Piraeus kent een grote variatie in venstertypes. Er zijn stalen vensters, meestal met een zesruits roede-verdeling, waarvan de bovenste vier als taatsramen geopend kunnen worden (zuidgevels, gevels Piraeusplein). Verder zijn er enkele grote, aaneengesloten venstervlakken (oost- en westgevel), in een geval in de vorm van een serrewand (noordgevel). Daarnaast zijn er klassiek ogende vensters met gebleekt houten kozijnen (west-, noord- en oostgevel). Bijzonder zijn de compacte, vierkante balkons met gemetselde balkonmuurtjes. Deze strekken zich als een sierlijst langs een deel van de noordgevel uit en vinden ook, op een andere manier, toepassing aan de westgevel.

Waardering

bewerken

Piraeus werd in 1994 opgeleverd en won in hetzelfde jaar de Merkelbachprijs.[16] Het gebouw werd beschreven in talloze publicaties.[24] Bij NAi Uitgevers verscheen in 1994 de monografie: Piraeus - een woongebouw van Kollhoff.[25] Door architecten werd het gebouw gezien als een kantelpunt in de Nederlandse architectuur. Sommigen verbaasden zich erover dat twee Duitsers de Nederlanders moesten wijzen op de mogelijkheden van baksteen.[15] Stedenbouwkundige Ton Schaap noemde het "zuiver van vorm en detaillering, aantrekkelijk en gevaarlijk tegelijkertijd" en "hét stadsgebouw van de jaren negentig".[3] Architectuurcriticus Bernard Hulsman noemde het een "Duits monster" en een "donkere sculpturale kolos", maar moest tegelijkertijd erkennen dat het gebouw was uitgegroeid tot "het invloedrijkste gebouw in de Nederlandse architectuur uit de jaren negentig".[5][15] In de architectuurgids Ontdek het Oostelijk Havengebied werd Piraeus "een van de absolute hoogtepunten van het hele gebied" genoemd.[15]

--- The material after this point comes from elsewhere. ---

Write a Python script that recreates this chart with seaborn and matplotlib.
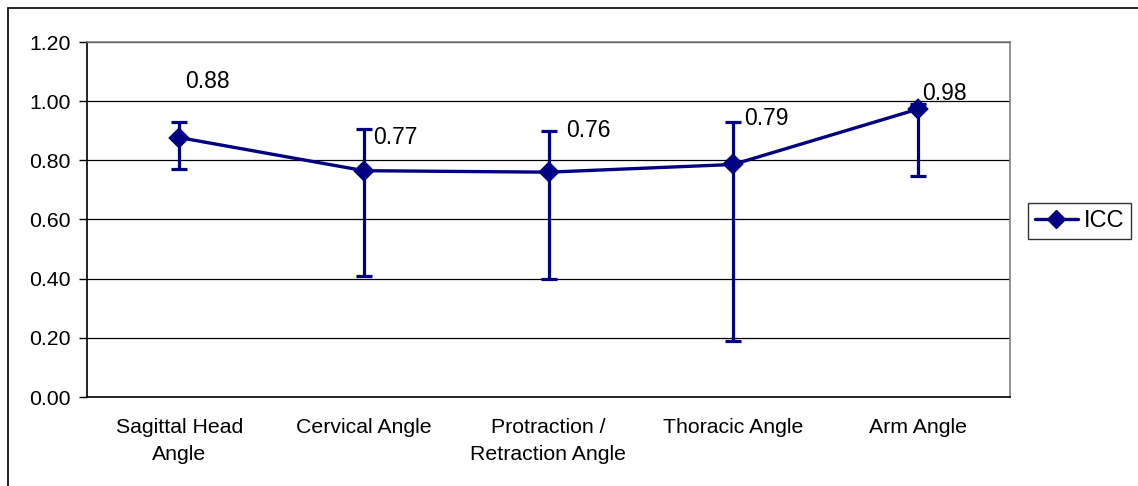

Op initiatief van tien Nederlandse architectenbureaus verscheen in juli 2017 een speciale editie van vakblad de Architect, getiteld Post Piraeus. Over de bouwplaats en de stad. In tien artikelen vertellen de architecten op welke manier het gebouw Piraeus hun professionele ontwikkeling heeft beïnvloed. Het eerste exemplaar werd uitgereikt aan Hans Kollhoff.[26]